** Directive **
Write the entries below out again exactly; any picture in them stays out.
>> BEGIN Material
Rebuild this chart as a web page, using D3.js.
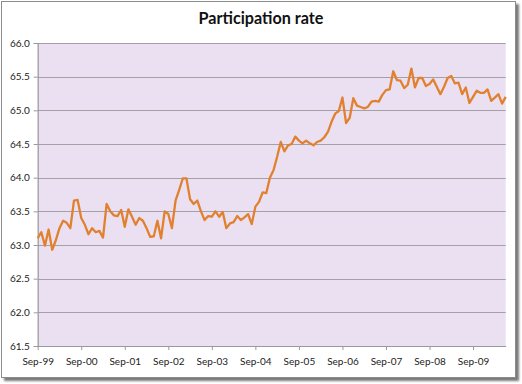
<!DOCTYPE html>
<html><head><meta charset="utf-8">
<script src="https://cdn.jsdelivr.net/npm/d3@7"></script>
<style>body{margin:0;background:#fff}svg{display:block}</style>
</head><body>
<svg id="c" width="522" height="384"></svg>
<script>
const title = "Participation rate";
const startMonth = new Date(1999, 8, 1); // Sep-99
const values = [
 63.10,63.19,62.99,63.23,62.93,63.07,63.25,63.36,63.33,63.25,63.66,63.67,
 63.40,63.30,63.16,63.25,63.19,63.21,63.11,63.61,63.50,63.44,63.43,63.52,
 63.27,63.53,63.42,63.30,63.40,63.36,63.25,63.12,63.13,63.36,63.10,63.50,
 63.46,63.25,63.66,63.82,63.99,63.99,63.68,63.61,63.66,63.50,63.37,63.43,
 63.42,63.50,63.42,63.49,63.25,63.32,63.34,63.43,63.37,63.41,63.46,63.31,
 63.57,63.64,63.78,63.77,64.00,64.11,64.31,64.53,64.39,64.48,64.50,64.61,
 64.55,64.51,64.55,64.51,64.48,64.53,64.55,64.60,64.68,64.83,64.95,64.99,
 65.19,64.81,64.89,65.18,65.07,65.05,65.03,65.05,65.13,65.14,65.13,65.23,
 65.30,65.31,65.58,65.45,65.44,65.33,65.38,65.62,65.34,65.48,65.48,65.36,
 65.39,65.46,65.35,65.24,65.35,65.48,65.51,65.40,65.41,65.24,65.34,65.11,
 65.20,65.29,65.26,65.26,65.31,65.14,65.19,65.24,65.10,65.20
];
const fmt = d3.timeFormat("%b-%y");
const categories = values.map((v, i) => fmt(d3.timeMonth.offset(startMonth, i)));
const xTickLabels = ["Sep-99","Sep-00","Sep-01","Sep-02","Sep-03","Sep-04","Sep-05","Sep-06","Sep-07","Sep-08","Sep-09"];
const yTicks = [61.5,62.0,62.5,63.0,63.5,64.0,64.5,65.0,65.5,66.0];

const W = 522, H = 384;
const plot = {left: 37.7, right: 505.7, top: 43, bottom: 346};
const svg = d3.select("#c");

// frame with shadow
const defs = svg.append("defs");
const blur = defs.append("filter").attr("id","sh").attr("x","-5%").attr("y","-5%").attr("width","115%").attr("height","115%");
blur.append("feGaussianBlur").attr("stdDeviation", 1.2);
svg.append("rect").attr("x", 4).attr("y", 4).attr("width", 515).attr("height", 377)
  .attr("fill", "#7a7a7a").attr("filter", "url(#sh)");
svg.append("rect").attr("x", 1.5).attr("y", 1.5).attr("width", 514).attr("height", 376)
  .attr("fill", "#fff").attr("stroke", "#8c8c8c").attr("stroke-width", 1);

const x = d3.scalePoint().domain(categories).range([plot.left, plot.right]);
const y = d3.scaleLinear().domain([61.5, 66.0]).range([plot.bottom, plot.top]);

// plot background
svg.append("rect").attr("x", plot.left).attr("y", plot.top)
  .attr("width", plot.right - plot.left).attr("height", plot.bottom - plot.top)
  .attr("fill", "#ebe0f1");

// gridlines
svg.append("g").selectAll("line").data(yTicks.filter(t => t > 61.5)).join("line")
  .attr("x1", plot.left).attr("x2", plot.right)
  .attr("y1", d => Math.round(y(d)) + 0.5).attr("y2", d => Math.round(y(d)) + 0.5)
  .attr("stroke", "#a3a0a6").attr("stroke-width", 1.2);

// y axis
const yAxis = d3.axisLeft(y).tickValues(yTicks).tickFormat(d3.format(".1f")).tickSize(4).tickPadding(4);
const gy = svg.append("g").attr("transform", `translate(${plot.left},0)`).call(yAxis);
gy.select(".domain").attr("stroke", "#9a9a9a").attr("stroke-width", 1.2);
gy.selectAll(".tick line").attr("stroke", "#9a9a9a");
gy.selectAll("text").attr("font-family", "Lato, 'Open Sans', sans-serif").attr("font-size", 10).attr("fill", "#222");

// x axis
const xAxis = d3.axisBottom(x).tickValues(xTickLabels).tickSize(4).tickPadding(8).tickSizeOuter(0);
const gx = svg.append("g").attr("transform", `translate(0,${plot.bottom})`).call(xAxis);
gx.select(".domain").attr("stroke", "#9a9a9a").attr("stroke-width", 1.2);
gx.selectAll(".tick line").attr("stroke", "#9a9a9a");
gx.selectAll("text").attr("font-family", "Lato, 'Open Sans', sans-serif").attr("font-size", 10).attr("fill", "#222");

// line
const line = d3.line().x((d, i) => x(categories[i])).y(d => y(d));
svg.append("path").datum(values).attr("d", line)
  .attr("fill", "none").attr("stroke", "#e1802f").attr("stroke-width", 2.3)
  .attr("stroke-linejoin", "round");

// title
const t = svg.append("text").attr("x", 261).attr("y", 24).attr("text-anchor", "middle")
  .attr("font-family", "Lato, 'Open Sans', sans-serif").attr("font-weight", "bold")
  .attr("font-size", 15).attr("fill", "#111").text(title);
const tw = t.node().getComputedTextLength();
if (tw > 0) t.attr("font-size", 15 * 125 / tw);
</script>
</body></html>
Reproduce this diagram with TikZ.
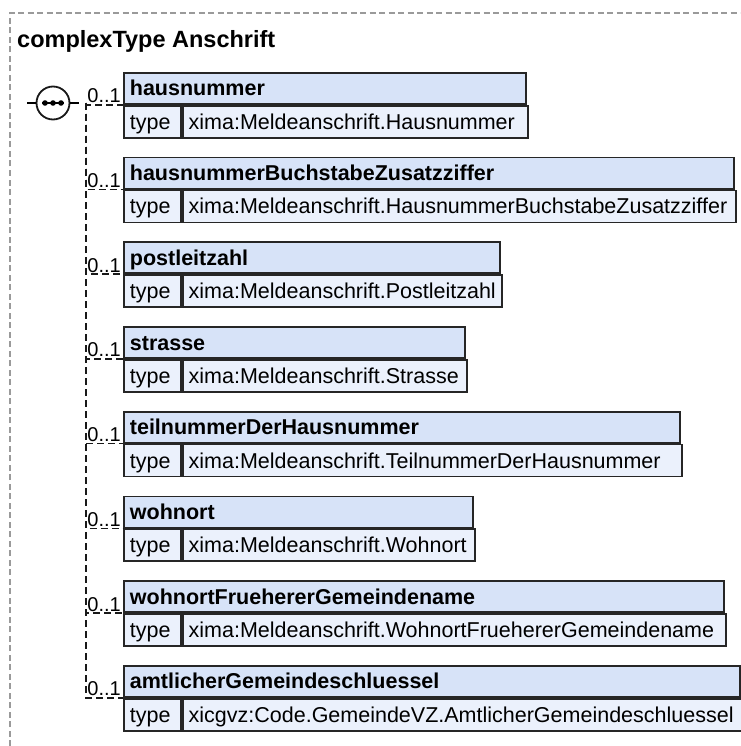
>> END Material
** Answer to the problem **
Rebuild this chart as a web page, using D3.js.
<!DOCTYPE html>
<html><head><meta charset="utf-8">
<script src="https://cdn.jsdelivr.net/npm/d3@7"></script>
<style>body{margin:0;background:#fff}svg{display:block}</style>
</head><body>
<svg id="c" width="522" height="384"></svg>
<script>
const title = "Participation rate";
const startMonth = new Date(1999, 8, 1); // Sep-99
const values = [
 63.10,63.19,62.99,63.23,62.93,63.07,63.25,63.36,63.33,63.25,63.66,63.67,
 63.40,63.30,63.16,63.25,63.19,63.21,63.11,63.61,63.50,63.44,63.43,63.52,
 63.27,63.53,63.42,63.30,63.40,63.36,63.25,63.12,63.13,63.36,63.10,63.50,
 63.46,63.25,63.66,63.82,63.99,63.99,63.68,63.61,63.66,63.50,63.37,63.43,
 63.42,63.50,63.42,63.49,63.25,63.32,63.34,63.43,63.37,63.41,63.46,63.31,
 63.57,63.64,63.78,63.77,64.00,64.11,64.31,64.53,64.39,64.48,64.50,64.61,
 64.55,64.51,64.55,64.51,64.48,64.53,64.55,64.60,64.68,64.83,64.95,64.99,
 65.19,64.81,64.89,65.18,65.07,65.05,65.03,65.05,65.13,65.14,65.13,65.23,
 65.30,65.31,65.58,65.45,65.44,65.33,65.38,65.62,65.34,65.48,65.48,65.36,
 65.39,65.46,65.35,65.24,65.35,65.48,65.51,65.40,65.41,65.24,65.34,65.11,
 65.20,65.29,65.26,65.26,65.31,65.14,65.19,65.24,65.10,65.20
];
const fmt = d3.timeFormat("%b-%y");
const categories = values.map((v, i) => fmt(d3.timeMonth.offset(startMonth, i)));
const xTickLabels = ["Sep-99","Sep-00","Sep-01","Sep-02","Sep-03","Sep-04","Sep-05","Sep-06","Sep-07","Sep-08","Sep-09"];
const yTicks = [61.5,62.0,62.5,63.0,63.5,64.0,64.5,65.0,65.5,66.0];

const W = 522, H = 384;
const plot = {left: 37.7, right: 505.7, top: 43, bottom: 346};
const svg = d3.select("#c");

// frame with shadow
const defs = svg.append("defs");
const blur = defs.append("filter").attr("id","sh").attr("x","-5%").attr("y","-5%").attr("width","115%").attr("height","115%");
blur.append("feGaussianBlur").attr("stdDeviation", 1.2);
svg.append("rect").attr("x", 4).attr("y", 4).attr("width", 515).attr("height", 377)
  .attr("fill", "#7a7a7a").attr("filter", "url(#sh)");
svg.append("rect").attr("x", 1.5).attr("y", 1.5).attr("width", 514).attr("height", 376)
  .attr("fill", "#fff").attr("stroke", "#8c8c8c").attr("stroke-width", 1);

const x = d3.scalePoint().domain(categories).range([plot.left, plot.right]);
const y = d3.scaleLinear().domain([61.5, 66.0]).range([plot.bottom, plot.top]);

// plot background
svg.append("rect").attr("x", plot.left).attr("y", plot.top)
  .attr("width", plot.right - plot.left).attr("height", plot.bottom - plot.top)
  .attr("fill", "#ebe0f1");

// gridlines
svg.append("g").selectAll("line").data(yTicks.filter(t => t > 61.5)).join("line")
  .attr("x1", plot.left).attr("x2", plot.right)
  .attr("y1", d => Math.round(y(d)) + 0.5).attr("y2", d => Math.round(y(d)) + 0.5)
  .attr("stroke", "#a3a0a6").attr("stroke-width", 1.2);

// y axis
const yAxis = d3.axisLeft(y).tickValues(yTicks).tickFormat(d3.format(".1f")).tickSize(4).tickPadding(4);
const gy = svg.append("g").attr("transform", `translate(${plot.left},0)`).call(yAxis);
gy.select(".domain").attr("stroke", "#9a9a9a").attr("stroke-width", 1.2);
gy.selectAll(".tick line").attr("stroke", "#9a9a9a");
gy.selectAll("text").attr("font-family", "Lato, 'Open Sans', sans-serif").attr("font-size", 10).attr("fill", "#222");

// x axis
const xAxis = d3.axisBottom(x).tickValues(xTickLabels).tickSize(4).tickPadding(8).tickSizeOuter(0);
const gx = svg.append("g").attr("transform", `translate(0,${plot.bottom})`).call(xAxis);
gx.select(".domain").attr("stroke", "#9a9a9a").attr("stroke-width", 1.2);
gx.selectAll(".tick line").attr("stroke", "#9a9a9a");
gx.selectAll("text").attr("font-family", "Lato, 'Open Sans', sans-serif").attr("font-size", 10).attr("fill", "#222");

// line
const line = d3.line().x((d, i) => x(categories[i])).y(d => y(d));
svg.append("path").datum(values).attr("d", line)
  .attr("fill", "none").attr("stroke", "#e1802f").attr("stroke-width", 2.3)
  .attr("stroke-linejoin", "round");

// title
const t = svg.append("text").attr("x", 261).attr("y", 24).attr("text-anchor", "middle")
  .attr("font-family", "Lato, 'Open Sans', sans-serif").attr("font-weight", "bold")
  .attr("font-size", 15).attr("fill", "#111").text(title);
const tw = t.node().getComputedTextLength();
if (tw > 0) t.attr("font-size", 15 * 125 / tw);
</script>
</body></html>
Reproduce this diagram with TikZ.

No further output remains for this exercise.